TASK BRIEF
Only the lines from the top of the listing below to the line that has "(l9) at (848,1128)" should be echoed, with both ends kept and pictures left out.

GIVEN DATA

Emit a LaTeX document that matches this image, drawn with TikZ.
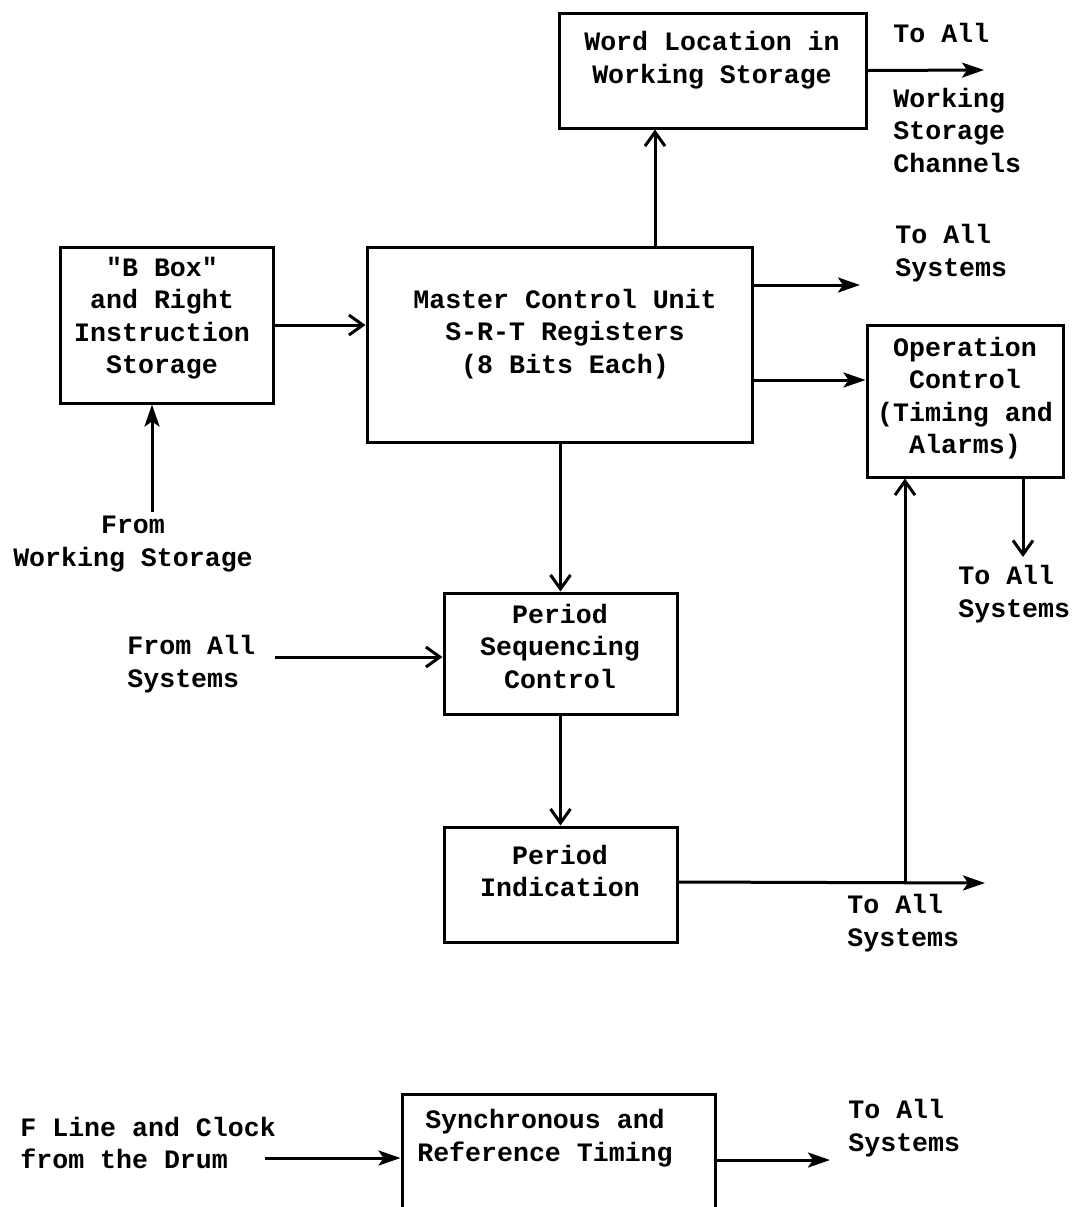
\documentclass[tikz,border=0pt]{standalone}
\usepackage{fontspec}
\setmonofont{Liberation Mono}
\usetikzlibrary{arrows.meta,fit}
\begin{document}
\begin{tikzpicture}[x=0.5pt,y=-0.5pt,
  box/.style={draw, line width=1.5pt, inner sep=0pt},
  txt/.style={font=\ttfamily\bfseries\fontsize{13.3}{16.25}\selectfont, align=center, inner sep=0pt},
  ltxt/.style={txt, align=left, anchor=west},
  conn/.style={line width=1.5pt},
  arrS/.style={conn, -{Stealth[length=11pt,width=7.5pt,inset=2.5pt]}},
  arrB/.style={conn, -{Straight Barb[length=7pt,width=10pt]}},
]
\useasboundingbox (0,0) rectangle (1074,1207);
\fill[white] (0,0) rectangle (1074,1207);
\clip (0,0) rectangle (1074,1207);

% boxes
\node[box, fit={(559,13) (866,128)}] (wl) {};
\node[box, fit={(60,247) (273,403)}] (bb) {};
\node[box, fit={(367,247) (752,442)}] (mc) {};
\node[box, fit={(867,325) (1063,477)}] (oc) {};
\node[box, fit={(444,593) (677,714)}] (seq) {};
\node[box, fit={(444,827) (677,942)}] (ind) {};
\node[box, fit={(402,1094) (715,1320)}] (sync) {};

% box texts
\node[txt] (wlt) at (712,60) {Word Location in\\Working Storage};
\node[txt] (bbt) at (162,318) {"B Box"\\and Right\\Instruction\\Storage};
\node[txt] (mct) at (565,334) {Master Control Unit\\S-R-T Registers\\(8 Bits Each)};
\node[txt] (oct) at (965,398) {Operation\\Control\\(Timing and\\Alarms)};
\node[txt] (seqt) at (560,646) {Period\\Sequencing\\Control};
\node[txt] (indt) at (560,871) {Period\\Indication};
\node[txt] (synct) at (545,1138) {Synchronous and\\Reference Timing};

% free labels
\node[ltxt] (l1) at (893,33) {To All};
\node[ltxt] (l2) at (893,130) {Working\\Storage\\Channels};
\node[ltxt] (l3) at (895,253) {To All\\Systems};
\node[ltxt] (l4) at (958,594) {To All\\Systems};
\node[txt] (l5) at (133,544) {From\\Working Storage};
\node[ltxt] (l6) at (127,664) {From All\\Systems};
\node[ltxt] (l7) at (847,923) {To All\\Systems};
\node[ltxt] (l8) at (20,1143) {F Line and Clock\\from the Drum};
\node[ltxt] (l9) at (848,1128) {To All\\Systems};

% coordinates for free ends
\coordinate (wlout) at (984,70);
\coordinate (mcup) at (655,0);
\coordinate (fws) at (152,512);
\coordinate (mcA) at (860,285);
\coordinate (ocin) at (0,380);
\coordinate (ocd) at (1023,557);
\coordinate (fa) at (275,657);
\coordinate (indout) at (985,883);
\coordinate (jn) at (905,882);
\coordinate (fl) at (265,1158);
\coordinate (so) at (830,1160);

% connectors
\draw[arrS] (wl.east) -- (wlout);
\draw[arrB] (mc.north -| mcup) -- (wl.south -| mcup);
\draw[arrB] (bb.east) -- (bb.east -| mc.west);
\draw[arrS] (fws) -- (fws |- bb.south);
\draw[arrS] (mcA -| mc.east) -- (mcA);
\draw[arrS] (mc.east |- ocin) -- (oc.west |- ocin);
\draw[arrB] (oc.south -| ocd) -- (ocd);
\draw[arrB] (mc.south -| seq.north) -- (seq.north);
\draw[arrB] (fa) -- (fa -| seq.west);
\draw[arrB] (seq.south) -- (ind.north);
\draw[arrS] (ind.east |- jn) -- (indout);
\draw[arrB] (jn) -- (jn |- oc.south);
\draw[arrS] (fl) -- (fl -| sync.west);
\draw[arrS] (sync.east |- so) -- (so);
\end{tikzpicture}
\end{document}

WRITTEN REPLY
Emit a LaTeX document that matches this image, drawn with TikZ.
\documentclass[tikz,border=0pt]{standalone}
\usepackage{fontspec}
\setmonofont{Liberation Mono}
\usetikzlibrary{arrows.meta,fit}
\begin{document}
\begin{tikzpicture}[x=0.5pt,y=-0.5pt,
  box/.style={draw, line width=1.5pt, inner sep=0pt},
  txt/.style={font=\ttfamily\bfseries\fontsize{13.3}{16.25}\selectfont, align=center, inner sep=0pt},
  ltxt/.style={txt, align=left, anchor=west},
  conn/.style={line width=1.5pt},
  arrS/.style={conn, -{Stealth[length=11pt,width=7.5pt,inset=2.5pt]}},
  arrB/.style={conn, -{Straight Barb[length=7pt,width=10pt]}},
]
\useasboundingbox (0,0) rectangle (1074,1207);
\fill[white] (0,0) rectangle (1074,1207);
\clip (0,0) rectangle (1074,1207);

% boxes
\node[box, fit={(559,13) (866,128)}] (wl) {};
\node[box, fit={(60,247) (273,403)}] (bb) {};
\node[box, fit={(367,247) (752,442)}] (mc) {};
\node[box, fit={(867,325) (1063,477)}] (oc) {};
\node[box, fit={(444,593) (677,714)}] (seq) {};
\node[box, fit={(444,827) (677,942)}] (ind) {};
\node[box, fit={(402,1094) (715,1320)}] (sync) {};

% box texts
\node[txt] (wlt) at (712,60) {Word Location in\\Working Storage};
\node[txt] (bbt) at (162,318) {"B Box"\\and Right\\Instruction\\Storage};
\node[txt] (mct) at (565,334) {Master Control Unit\\S-R-T Registers\\(8 Bits Each)};
\node[txt] (oct) at (965,398) {Operation\\Control\\(Timing and\\Alarms)};
\node[txt] (seqt) at (560,646) {Period\\Sequencing\\Control};
\node[txt] (indt) at (560,871) {Period\\Indication};
\node[txt] (synct) at (545,1138) {Synchronous and\\Reference Timing};

% free labels
\node[ltxt] (l1) at (893,33) {To All};
\node[ltxt] (l2) at (893,130) {Working\\Storage\\Channels};
\node[ltxt] (l3) at (895,253) {To All\\Systems};
\node[ltxt] (l4) at (958,594) {To All\\Systems};
\node[txt] (l5) at (133,544) {From\\Working Storage};
\node[ltxt] (l6) at (127,664) {From All\\Systems};
\node[ltxt] (l7) at (847,923) {To All\\Systems};
\node[ltxt] (l8) at (20,1143) {F Line and Clock\\from the Drum};
\node[ltxt] (l9) at (848,1128) {To All\\Systems};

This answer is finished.